Ronald Reagan led in most popularity polls from the start of the campaign, and on election night, one State after another gave the electoral vote to Ronald Reagan. A former Governor, actor and a man many Europeans referred to as a Cow Boy. Gene Gibbons spent many hours on the political trail.
Gene Gibbons: The political ads makers weren't very high on Ronald Reagan's chances as the political season started. There was said the experts the issue of age, if elected Reagan would be the oldest President ever, and he had run for the office twice before prompting some to speculate he'd been to the well too many times. The ads makers also weren't sanguine about Jimmy Carter's prospects. Once Ted Kennedy decided to go after the Democratic nomination. Kennedy was the inheritor of Camelot and it was thought he would have much wider public appeal than an ex-Georgia peanut farmer.
But after a stumbling start Ronald Reagan confounded the experts and so did Jimmy Carter. Reagan easily outdistanced such primary rivals as George Bush, John Connelly and Howard Baker. While Carter was helped by a patriotic surge that resulted from the Iranian crisis and Kennedy's Chappaquiddick baggage.
So when the fall campaign got underway it was Reagan versus Carter. The issues were Carter's handling of the economy and Reagan's image as a super hawk. The race said the posters, was closed.
But the weekend before Americans went to the polls the nation was again disappointed when an effort to release the Iranian hostages stalled, that in faltering economy unloosening the political flood gates and the result was a Reagan landslide. The formal movie actor and California Governor accepted victory on an optimistic note.
Ronald Reagan: I aim to try and tap that great American spirit that opened up this completely undeveloped continent from coast to coast and made it a great nation, survived several wars, survived a great depression and we will survive the problems that we face right now.

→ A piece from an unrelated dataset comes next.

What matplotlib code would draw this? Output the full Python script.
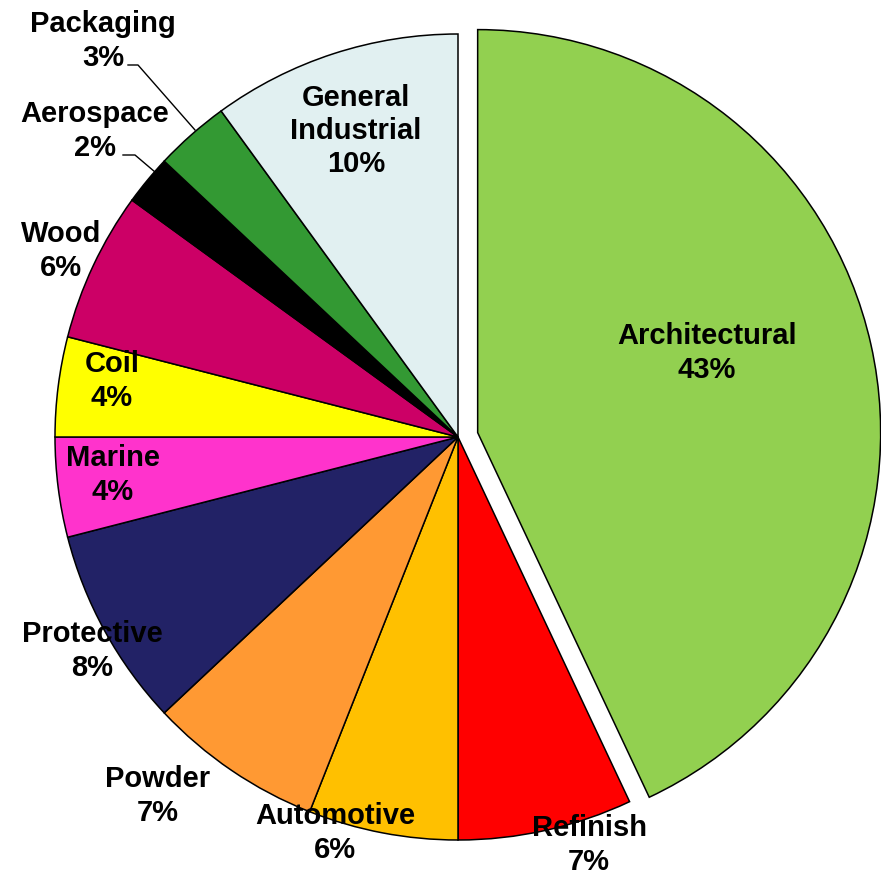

Gene Gibbons: A disappointed Jimmy Carter urged his supporters to rally behind his opponent.
Jimmy Carter: He must now coming together as a united and a unified people to solve the problems that are still before us, to meet the challenges of a new decade.
Gene Gibbons: In the new decade the country is likely to be more conservative. 1980 saw the torch passed to the right, but the fact that it was passed showed again the democracy works. This is Gene Gibbons reporting.